– Надо же, огнем горит. Синим пламенем. Вот так и в животе горит, – прошептал Артем, завороженно уставясь в тускнеющее зарево.
– Черти в аду вас так поджаривать будут, – наобещала Анна и засмеялась. – Да вы, окаянные, так замалировались, что вам только бы с одного конца спичку поднесть... Ой, до чего вы себя не жалеете, мужики.
– С какого такого конца, мать? Ты на что намекаешь? – высокопарно спросил Артем. – Будто отец не пил, а вон каких мужиков натяпал. – Он приосанился, встряхнул волосами. Много ли винца принял на грудь мужик, и весь ожил, сердешный, воспрянул, встал на крыло.
Но Анна на сына даже не взглянула.
– Вам-то в радость, а нам, бабам, на горе... Уж по пьянке или нет, но у Грунюшки младшенький родился дурачком, не ходил, не говорил. Ей советовали: сдай парня на опыт. А она ни в какую. Раз родился, говорит, то до смерти выхожу. И выхаживала. Отец-то, бывало, на колени посадит Витьку, а Грунюшка с ложечки кормит. Потом он вырос во всю кровать. Его брить стали. Мужик совсем. Двадцать лет жил, ни разу Грунюшка не пожалилась. Помню, придет ко мне, минуту посидит, вдруг спохватится: ой, как там мой Витенька. Она его Витенькой звала... И домой. А каково было ворочать, убирать из-под него. Он уже грузный был, бородой стал обрастать... Зулус приехал с Воркуты, посмотрел да как рявкнет: «И чего себя губишь? Пока держишь трухлявое бревно в дому, ноги моей тут не будет!» А Грунюшка ему: «Ну что ж, сынок, воля твоя да и правда твоя: дорога дальняя, расходы большие, все у тебя дома ладом, так и на кой ездить, только ноги мять. Напишешь когда письмишко – и хорошо». Ну, пожил сутки Зулус и уехал в свою Воркуту. Да с той поры и не бывал, пока Витенька не помер...
– И верно, чего урода держать? Укол дал – и готово, – твердо рассудил Артем, словно бы ему приходилось не однажды убивать людей...
– А ты бы убил? – спросил я.
– А то... Кормили, мучились, а для чего? Сколько таких по больницам. А надо так: укол дал – и готово. Он больной, врачи знают, что больной, ничего из него не получится.

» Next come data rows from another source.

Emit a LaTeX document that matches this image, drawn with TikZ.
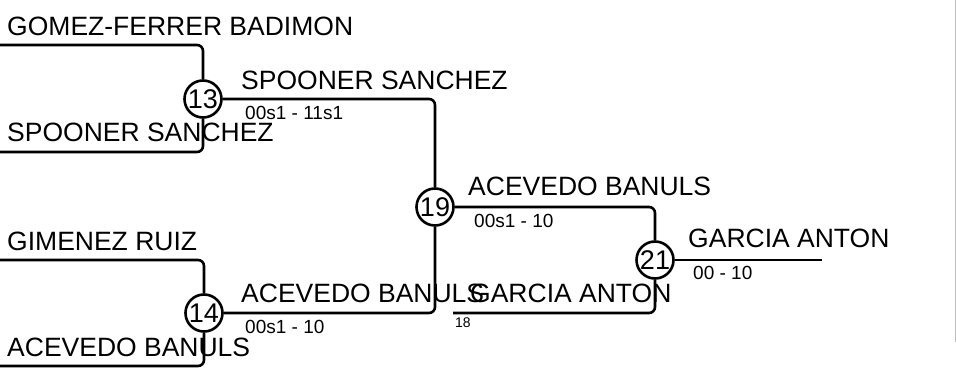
\documentclass[tikz,border=0pt]{standalone}
\usepackage{fontspec}
\setmainfont{Liberation Sans}
\usetikzlibrary{positioning}

\begin{document}
\begin{tikzpicture}[x=1pt, y=-1pt,
    match/.style={circle, draw, line width=2.6pt, minimum size=37pt, inner sep=0pt, font=\fontsize{27}{29}\selectfont},
    team/.style={anchor=base west, inner sep=0pt, font=\fontsize{26.5}{28}\selectfont},
    score/.style={anchor=base west, inner sep=0pt, font=\fontsize{19}{21}\selectfont},
    wire/.style={line width=2.6pt, rounded corners=6pt}]

    \useasboundingbox (0,0) rectangle (956,372);

    % matches
    \node[match] (m13) at (203,99) {13};
    \node[match] (m14) at (204,313) {14};
    \node[match] (m19) at (435,207) {19};
    \node[match] (m21) at (655,260) {21};

    % free ends
    \coordinate (s1) at (0,45);
    \coordinate (s2) at (0,152);
    \coordinate (s3) at (0,260);
    \coordinate (s4) at (0,366);
    \coordinate (s18) at (453,313);
    \coordinate (final) at (822,260);

    \draw[wire] (s1) -| (m13.north);
    \draw[wire] (s2) -| (m13.south);
    \draw[wire] (s3) -| (m14.north);
    \draw[wire] (s4) -| (m14.south);
    \draw[wire] (m13.east) -| (m19.north);
    \draw[wire] (m14.east) -| (m19.south);
    \draw[wire] (m19.east) -| (m21.north);
    \draw[wire] (s18) -| (m21.south);
    \draw[wire] (m21.east) -- (final);

    % team names
    \node[team] (t1) at (7,35) {GOMEZ-FERRER BADIMON};
    \node[team] (t2) at (7,141) {SPOONER SANCHEZ};
    \node[team] (t3) at (7,250) {GIMENEZ RUIZ};
    \node[team] (t4) at (7,356) {ACEVEDO BANULS};
    \node[team] (w13) at (241,89) {SPOONER SANCHEZ};
    \node[team] (w14) at (241,302) {ACEVEDO BANULS};
    \node[team] (w19) at (468,195) {ACEVEDO BANULS};
    \node[team] (t18) at (470,302) {GARCIA ANTON};
    \node[team] (w21) at (688,247) {GARCIA ANTON};

    % scores
    \node[score] (r13) at (245,119) {00s1 - 11s1};
    \node[score] (r14) at (245,333) {00s1 - 10};
    \node[score] (r19) at (474,227) {00s1 - 10};
    \node[score] (r21) at (693,279) {00 - 10};
    \node[score, font=\fontsize{14}{16}\selectfont] (n18) at (455,327) {18};

    \draw[gray!50, line width=1pt] (955,0) -- (955,342);
\end{tikzpicture}
\end{document}
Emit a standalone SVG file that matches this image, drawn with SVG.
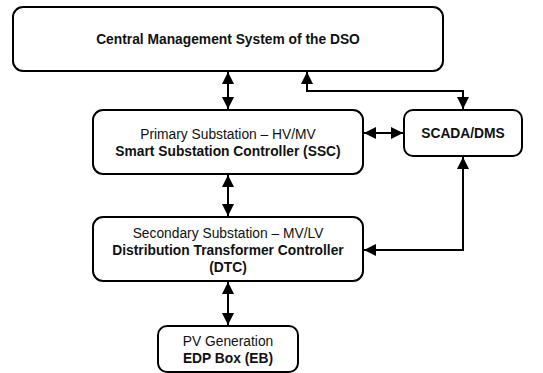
<svg xmlns="http://www.w3.org/2000/svg" width="543" height="373" viewBox="0 0 543 373">
<style>
.box{fill:#fff;stroke:#000;stroke-width:2}
.t{font-family:"Liberation Sans",Arial,sans-serif;font-size:13.8px;text-anchor:middle;fill:#111}
.b{font-weight:bold}
.c{fill:none;stroke:#000;stroke-width:2}
</style>
<defs>
<marker id="ah" markerUnits="userSpaceOnUse" markerWidth="12" markerHeight="12" viewBox="0 0 10 10" refX="10" refY="5" orient="auto-start-reverse">
<path d="M0,0 L10,5 L0,10 Z" fill="#000"/>
</marker>
</defs>
<g id="cms">
<rect class="box" x="13" y="7" width="430" height="64" rx="10"/>
<text class="t b" x="228" y="44">Central Management System of the DSO</text>
</g>
<g id="ssc">
<rect class="box" x="93" y="110" width="270" height="64" rx="10"/>
<text class="t" x="228" y="139">Primary Substation – HV/MV</text>
<text class="t b" x="228" y="156">Smart Substation Controller (SSC)</text>
</g>
<g id="scada">
<rect class="box" x="404" y="110" width="118" height="46" rx="9"/>
<text class="t b" x="463" y="138">SCADA/DMS</text>
</g>
<g id="dtc">
<rect class="box" x="93" y="217" width="270" height="64" rx="10"/>
<text class="t" x="228" y="238">Secondary Substation – MV/LV</text>
<text class="t b" x="228" y="255">Distribution Transformer Controller</text>
<text class="t b" x="228" y="272">(DTC)</text>
</g>
<g id="eb">
<rect class="box" x="158" y="326" width="140" height="46" rx="9"/>
<text class="t" x="228" y="346">PV Generation</text>
<text class="t b" x="228" y="363">EDP Box (EB)</text>
</g>
<g id="connectors">
<path class="c" d="M228,72 V109" marker-start="url(#ah)" marker-end="url(#ah)"/>
<path class="c" d="M307,72 V91 H463 V109" marker-start="url(#ah)" marker-end="url(#ah)"/>
<path class="c" d="M364,133 H403" marker-start="url(#ah)" marker-end="url(#ah)"/>
<path class="c" d="M228,175 V216" marker-start="url(#ah)" marker-end="url(#ah)"/>
<path class="c" d="M463,157 V250 H364" marker-start="url(#ah)" marker-end="url(#ah)"/>
<path class="c" d="M228,282 V325" marker-start="url(#ah)" marker-end="url(#ah)"/>
</g>
</svg>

Отец мучился, мать мучилась, сколько сил потратили.
– Вот ты – бобыль, в тебе кровь и не орет. Я ведь тебя выхаживала.
– Я – это я...
– Ты что – Бог, смертя-то раздавать? Возами бы смерть-то развозили, так никто и даром бы не взял.
– Да не о том я, – раздраженно взмахнул рукою сын. – Орешь, дура, на улице слыхать...
– Сам дурак. В Тюрвищах мужик было помер. Не тебе ровня. Месяц до пенсии оставался. Сосед ему раз и говорит: «И чего ты ломишь, Михаил, как стожильный. Отдохнул бы». А тот ему: «Вот выйду на пенсию – и отдохну». Ну, жена блины пекла, муж отдохнуть прилег. Четвертый блинок скинула со сковороды, подошла к мужу будить, а он помер. Вот и напекла блинов на поминки.
Артем молча сгреб со стола бутылек со стакашиком, огурец малосольный – и прочь из кухни. Зная, что иду я следом, бормотал скрипуче, ржаво: «Опохмелиться-то не даст. Орет и орет... Жить не дает и помереть не велит».
8
К вечеру похолодало, с реки запотягивало сырью, в низинах скопился туман, будто молока пролили. Волгло стало, зябко, сумеречно, месяц-молодик рано вытаился по-над бором, светленький, слегка рябоватый, как уклейка. Значит, к дождю.
Лето скатилось с горки и скоро теперь, поторапливаясь с каждым днем, уступит место осени. Как только вскарабкается над гребнем моей крыши большой ковш с ручкой да раскалится аж добела, тут и поджидай листопада, ветра-листодера и моркотных, заунывных дождишек. Господи, как время-то промелькнуло: давно ли заехал в Жабки, впервые мать с собою притянул, словно бы на вожжах (так упиралась сердешная), и вот возы заново уряживай и заворачивай оглобли до следующей весны. И не так ли и вся наша непутевая жизнь? – привычно, безо всякого сокрушения подумал я, мельком взглянув на кладбищенские ворота, косо осевшие в петлях, но задернутые батогом, чтобы не шастала скотина.